Routing & aliases
Aliases let you call model: 'smart' instead of model: 'gpt-4o-2024-08-06'. Swap providers and tune fallbacks from the dashboard, not from a deploy.
The model string the gateway sees
When the gateway receives a request, it resolves the model field in this order:
- If the name matches an enabled route aliasin your workspace, use the route's primary + fallback chain.

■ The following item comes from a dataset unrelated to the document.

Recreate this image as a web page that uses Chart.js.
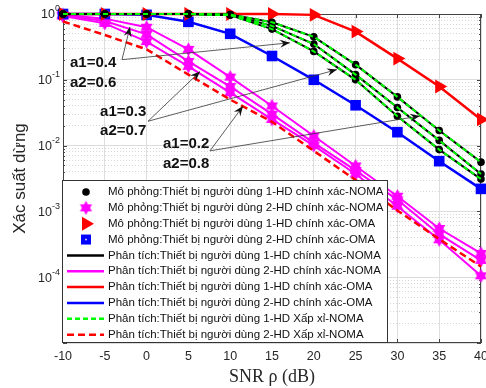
<!DOCTYPE html>
<html>
<head>
<meta charset="utf-8">
<script src="https://cdn.jsdelivr.net/npm/chart.js@4"></script>
<style>
  html, body { margin: 0; padding: 0; background: #fff; }
</style>
</head>
<body>
<canvas id="graficoOutage" width="486" height="388"></canvas>
<script>
// ---- datos ----
const snr = [-10, -5, 0, 5, 10, 15, 20, 25, 30, 35, 40];
const xTicks = [-10, -5, 0, 5, 10, 15, 20, 25, 30, 35, 40];
const yExps = [0, -1, -2, -3, -4, -5];

// Thiet bi 1 NOMA (a1 = 0.4, 0.3, 0.2)
const noma1A = [1, 1, 1, 1, 0.98, 0.75, 0.45, 0.17, 0.055, 0.017, 0.0056];
const noma1B = [1, 1, 1, 1, 0.97, 0.66, 0.35, 0.12, 0.038, 0.012, 0.0037];
const noma1C = [1, 1, 1, 1, 0.96, 0.59, 0.27, 0.10, 0.028, 0.0087, 0.0031];
// Thiet bi 2 NOMA
const noma2A = [0.97, 0.85, 0.63, 0.29, 0.11, 0.040, 0.014, 0.0049, 0.0017, 0.00055, 0.00023];
const noma2B = [0.95, 0.78, 0.49, 0.19, 0.079, 0.030, 0.011, 0.0042, 0.0015, 0.00045, 0.00018];
const noma2C = [0.93, 0.72, 0.38, 0.16, 0.064, 0.025, 0.010, 0.0037, 0.0012, 0.00037, 0.000105];
const noma2Approx = [0.77, 0.48, 0.29, 0.12, 0.05, 0.023, 0.0083, 0.003, 0.00103, 0.00038, 0.000145];
// OMA
const oma1 = [1, 1, 1, 1, 1, 1, 0.97, 0.54, 0.21, 0.079, 0.025];
const oma2 = [1, 1, 0.97, 0.76, 0.5, 0.23, 0.1, 0.041, 0.016, 0.0058, 0.0022];

const legendLabels = [
    "Mô phỏng:Thiết bị người dùng 1-HD chính xác-NOMA",
    "Mô phỏng:Thiết bị người dùng 2-HD chính xác-NOMA",
    "Mô phỏng:Thiết bị người dùng 1-HD chính xác-OMA",
    "Mô phỏng:Thiết bị người dùng 2-HD chính xác-OMA",
    "Phân tích:Thiết bị người dùng 1-HD chính xác-NOMA",
    "Phân tích:Thiết bị người dùng 2-HD chính xác-NOMA",
    "Phân tích:Thiết bị người dùng 1-HD chính xác-OMA",
    "Phân tích:Thiết bị người dùng 2-HD chính xác-OMA",
    "Phân tích:Thiết bị người dùng 1-HD Xấp xỉ-NOMA",
    "Phân tích:Thiết bị người dùng 2-HD Xấp xỉ-NOMA",
];

// notas: texto + punto de partida + puntas de flecha (coordenadas de datos, log10 en y)
const notas = [
    { text: ["a1=0.4", "a2=0.6"], tx: -9.16, ty: [-0.74, -1.04], from: [-2.94, -0.694], to: [[-1.99, -0.196], [17.15, -0.437]] },
    { text: ["a1=0.3", "a2=0.7"], tx: -5.57, ty: [-1.48, -1.78], from: [0.17, -1.63], to: [[6.39, -0.875], [22.77, -0.845]] },
    { text: ["a1=0.2", "a2=0.8"], tx: 1.96, ty: [-1.98, -2.27], from: [7.58, -2.08], to: [[11.53, -1.40], [32.7, -1.55]] },
];

const MAGENTA = "#ff00ff", VERDE = "#00ff00", ROJO = "#ff0000", AZUL = "#0000ff", NEGRO = "#000000";
const FUENTE = '"Liberation Sans", Arial, sans-serif';

function hexagram(size, color) {
    const c = document.createElement("canvas");
    c.width = c.height = size;
    const g = c.getContext("2d");
    const cx = size / 2, r = size / 2 - 0.5;
    g.fillStyle = color;
    [-Math.PI / 2, Math.PI / 2].forEach((off) => {
        g.beginPath();
        for (let k = 0; k < 3; k++) {
            const a = off + k * 2 * Math.PI / 3;
            const px = cx + r * Math.cos(a), py = cx + r * Math.sin(a);
            if (k === 0) g.moveTo(px, py); else g.lineTo(px, py);
        }
        g.closePath();
        g.fill();
    });
    return c;
}
const estrella = hexagram(15, MAGENTA);

const pts = (ys) => snr.map((x, i) => ({ x: x, y: ys[i] }));

const lineaNegra = (ys) => ({
    data: pts(ys), borderColor: NEGRO, backgroundColor: NEGRO, borderWidth: 2,
    pointStyle: "circle", pointRadius: 3.8, pointBorderWidth: 0, pointBackgroundColor: NEGRO,
});
const lineaVerde = (ys) => ({
    data: pts(ys), borderColor: VERDE, borderWidth: 2, borderDash: [5, 3], pointRadius: 0,
});
const lineaMagenta = (ys) => ({
    data: pts(ys), borderColor: MAGENTA, backgroundColor: MAGENTA, borderWidth: 2,
    pointStyle: estrella, pointRadius: 7,
});

const datasets = [
    lineaVerde(noma1A), lineaVerde(noma1B), lineaVerde(noma1C),
    lineaNegra(noma1A), lineaNegra(noma1B), lineaNegra(noma1C),
    {
        data: pts(oma1), borderColor: ROJO, backgroundColor: ROJO, borderWidth: 2.5,
        pointStyle: "triangle", pointRotation: 90, pointRadius: 8, pointBorderWidth: 0,
    },
    {
        data: pts(oma2), borderColor: AZUL, backgroundColor: AZUL, borderWidth: 2.5,
        pointStyle: "rect", pointRadius: 7.5, pointBorderWidth: 0,
    },
    {
        data: pts(noma2Approx), borderColor: ROJO, borderWidth: 2.5, borderDash: [7, 4], pointRadius: 0,
    },
    lineaMagenta(noma2A), lineaMagenta(noma2B), lineaMagenta(noma2C),
];
datasets.forEach((d, i) => { d.order = i; d.tension = 0; d.fill = false; d.clip = false; });

const esMayor = (v) => Math.abs(Math.log10(v) - Math.round(Math.log10(v))) < 1e-6;

function flecha(ctx, x0, y0, x1, y1) {
    ctx.beginPath();
    ctx.moveTo(x0, y0);
    ctx.lineTo(x1, y1);
    ctx.stroke();
    const a = Math.atan2(y1 - y0, x1 - x0), L = 10, W = 4;
    const c = Math.cos(a), s = Math.sin(a);
    ctx.beginPath();
    ctx.moveTo(x1, y1);
    ctx.lineTo(x1 - L * c + W * s, y1 - L * s - W * c);
    ctx.lineTo(x1 - 0.65 * L * c, y1 - 0.65 * L * s);
    ctx.lineTo(x1 - L * c - W * s, y1 - L * s + W * c);
    ctx.closePath();
    ctx.fill();
}

const decoracion = {
    id: "decoracion",
    beforeDatasetsDraw(chart) {
        // marco debajo de las series
        const { ctx, chartArea: a } = chart;
        const sx = chart.scales.x, sy = chart.scales.y;
        ctx.save();
        ctx.strokeStyle = "#444";
        ctx.lineWidth = 1;
        ctx.strokeRect(a.left + 0.5, a.top + 0.5, a.right - a.left - 1, a.bottom - a.top - 1);
        ctx.beginPath();
        xTicks.forEach((t) => {
            const px = Math.round(sx.getPixelForValue(t)) + 0.5;
            ctx.moveTo(px, a.bottom); ctx.lineTo(px, a.bottom - 4);
            ctx.moveTo(px, a.top); ctx.lineTo(px, a.top + 4);
        });
        sy.ticks.forEach((t) => {
            const py = Math.round(sy.getPixelForValue(t.value)) + 0.5;
            const len = esMayor(t.value) ? 4 : 2;
            ctx.moveTo(a.left, py); ctx.lineTo(a.left + len, py);
            ctx.moveTo(a.right, py); ctx.lineTo(a.right - len, py);
        });
        ctx.stroke();
        ctx.restore();
    },
    afterDraw(chart) {
        const { ctx, chartArea: a } = chart;
        const sx = chart.scales.x, sy = chart.scales.y;
        ctx.save();

        // etiquetas del eje x
        ctx.fillStyle = "#262626";
        ctx.font = "12.5px " + FUENTE;
        ctx.textAlign = "center";
        ctx.textBaseline = "middle";
        xTicks.forEach((t) => ctx.fillText(String(t), sx.getPixelForValue(t), a.bottom + 14));

        // etiquetas del eje y: 10^k
        yExps.forEach((e) => {
            if (e === -5) return;
            const py = sy.getPixelForValue(Math.pow(10, e));
            ctx.font = "9px " + FUENTE;
            const sup = String(e);
            const ws = ctx.measureText(sup).width;
            ctx.textAlign = "left";
            const right = a.left - 3;
            ctx.fillText(sup, right - ws, py - 5);
            ctx.font = "12.5px " + FUENTE;
            ctx.textAlign = "right";
            ctx.fillText("10", right - ws, py + 1);
        });

        // notas con flechas
        ctx.font = "bold 15px " + FUENTE;
        ctx.textAlign = "left";
        ctx.fillStyle = "#111";
        ctx.strokeStyle = "#333";
        ctx.lineWidth = 0.8;
        notas.forEach((n) => {
            const tx = sx.getPixelForValue(n.tx);
            n.text.forEach((t, i) => ctx.fillText(t, tx, sy.getPixelForValue(Math.pow(10, n.ty[i]))));
            const x0 = sx.getPixelForValue(n.from[0]), y0 = sy.getPixelForValue(Math.pow(10, n.from[1]));
            n.to.forEach((p) => flecha(ctx, x0, y0, sx.getPixelForValue(p[0]), sy.getPixelForValue(Math.pow(10, p[1]))));
        });

        // leyenda
        const L = { left: 62, top: 180, right: 388, bottom: 343 };
        ctx.fillStyle = "#fff";
        ctx.fillRect(L.left, L.top, L.right - L.left, L.bottom - L.top);
        ctx.strokeStyle = "#333";
        ctx.lineWidth = 1;
        ctx.strokeRect(L.left + 0.5, L.top + 0.5, L.right - L.left - 1, L.bottom - L.top - 1);
        const muestras = [
            { m: "circle", c: NEGRO }, { m: "star", c: MAGENTA }, { m: "tri", c: ROJO }, { m: "rect", c: AZUL },
            { l: NEGRO }, { l: MAGENTA }, { l: ROJO }, { l: AZUL },
            { l: VERDE, d: [5, 3] }, { l: ROJO, d: [7, 4] },
        ];
        const x1 = 67, x2 = 104, xm = 86;
        legendLabels.forEach((txt, i) => {
            const yy = 192 + i * 15.85;
            const s = muestras[i];
            if (s.l) {
                ctx.strokeStyle = s.l;
                ctx.lineWidth = 2.5;
                ctx.setLineDash(s.d || []);
                ctx.beginPath(); ctx.moveTo(x1, yy); ctx.lineTo(x2, yy); ctx.stroke();
                ctx.setLineDash([]);
            } else {
                ctx.fillStyle = s.c;
                if (s.m === "circle") {
                    ctx.beginPath(); ctx.arc(xm, yy, 3.8, 0, 2 * Math.PI); ctx.fill();
                } else if (s.m === "star") {
                    ctx.drawImage(estrella, xm - 7.5, yy - 7.5);
                } else if (s.m === "tri") {
                    ctx.beginPath();
                    ctx.moveTo(xm + 8, yy); ctx.lineTo(xm - 4, yy - 7); ctx.lineTo(xm - 4, yy + 7);
                    ctx.closePath(); ctx.fill();
                } else {
                    ctx.fillRect(xm - 5, yy - 5, 10, 10);
                    ctx.fillStyle = "#fff";
                    ctx.fillRect(xm - 0.75, yy - 0.75, 1.5, 1.5);
                }
            }
            ctx.fillStyle = "#111";
            ctx.font = "11.5px " + FUENTE;
            ctx.textAlign = "left";
            ctx.textBaseline = "middle";
            ctx.fillText(txt, 108, yy);
        });

        ctx.restore();
    },
};

const configGrafico = {
    type: "line",
    data: { datasets: datasets },
    options: {
        responsive: false,
        animation: false,
        layout: { autoPadding: false, padding: { top: 14, right: 5, left: 0, bottom: 0 } },
        plugins: { legend: { display: false }, tooltip: { enabled: false } },
        scales: {
            x: {
                type: "linear",
                min: -10,
                max: 40,
                afterBuildTicks: (scale) => { scale.ticks = xTicks.map((v) => ({ value: v })); },
                afterFit: (scale) => {
                    scale.height = 45;
                    scale.paddingLeft = 0;
                    scale.paddingRight = 0;
                },
                grid: { color: "#dedede", drawTicks: false },
                border: { display: false },
                ticks: { display: false },
                title: {
                    display: true,
                    text: "SNR ρ (dB)",
                    color: "#262626",
                    padding: { top: 0, bottom: 0 },
                    font: { family: '"Liberation Serif", "DejaVu Serif", serif', size: 18 },
                },
            },
            y: {
                type: "logarithmic",
                min: 1e-5,
                max: 1,
                afterBuildTicks: (scale) => {
                    const t = [];
                    yExps.forEach((e) => {
                        for (let m = 1; m <= 9; m++) {
                            const v = m * Math.pow(10, e);
                            if (v <= 1 + 1e-9 && v >= 1e-5) t.push({ value: v });
                        }
                    });
                    scale.ticks = t;
                },
                afterFit: (scale) => {
                    scale.width = 63;
                    scale.paddingTop = 0;
                    scale.paddingBottom = 0;
                },
                grid: {
                    drawTicks: false,
                    color: (c) => (c.tick && esMayor(c.tick.value) ? "#dcdcdc" : "#d6d6d6"),
                },
                border: {
                    display: false,
                    dash: (c) => (c.tick && !esMayor(c.tick.value) ? [1, 2] : []),
                },
                ticks: { display: false },
                title: {
                    display: true,
                    text: "Xác suất dừng",
                    color: "#262626",
                    padding: { top: 10, bottom: 0 },
                    font: { family: FUENTE, size: 17 },
                },
            },
        },
    },
    plugins: [decoracion],
};

const chartOutage = new Chart(document.getElementById("graficoOutage"), configGrafico);
</script>
</body>
</html>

- Otherwise, treat the string as a direct model id. The gateway sniffs the prefix to pick a provider:
gpt-*,o*,text-embedding-*→ OpenAI;claude-*→ Anthropic. - If neither path matches you get a 400
model_not_supported.
Anatomy of a route
| Field | Meaning |
|---|---|
alias | Workspace-unique name. Lowercase letters/digits/dashes/underscores, 1–63 chars, must start with a letter or digit. |
| Primary | Provider + model id tried first. Required. |
| Fallbacks | Ordered list of { provider, model } pairs. Tried in order if the primary fails for a retryable reason (timeout, 429, 5xx, network). |
| Retries per attempt | How many times to retry the same (provider, model) before falling through to the next attempt. 0–5, default 1. |
| Timeout (ms) | Cap on a single provider call. 1,000–120,000 ms, default 30,000. |
| Enabled | Pause a route without deleting it. Paused routes 404 at the gateway resolver. |
Example: a quality-first alias with a cheap escape hatch
On /routes → New route:
| Field | Value |
|---|---|
| Alias | smart |
| Description | Best quality for complex prompts |
| Primary | Anthropic · claude-sonnet-4-5 |
| Fallback 1 | OpenAI · gpt-4o |
| Fallback 2 | OpenAI · gpt-4o-mini |
| Retries per attempt | 1 |
| Timeout | 25,000 ms |
Then call it like any other model:
await client.chat.completions.create({
model: "smart",
messages: [{ role: "user", content: "Summarise this PDF…" }],
});If Anthropic times out, the gateway retries once, then falls over to OpenAI gpt-4o — and only then to gpt-4o-mini. The response's x-usellm-fallback-used: true header tells you the chain kicked in.
Which errors trigger fallback?
Only retryable errors fall through the chain. The intent is to insulate users from transient provider issues, not to paper over real bugs.
- Retryable (consume retries, then fall back):
timeout,rate_limited(provider 429),provider_unavailable(5xx, network). - Not retryable (surface to caller immediately):
invalid_request(provider 400),provider_auth(provider 401/403),no_provider_key(missing connection),quota_exceeded(your useLLM plan).
See Errors for the full code reference.
Editing without redeploys
Your app code keeps calling model: "smart". Pause a route, swap a primary model, add or remove fallbacks — the next request picks up the change. No restart, no env var rollouts.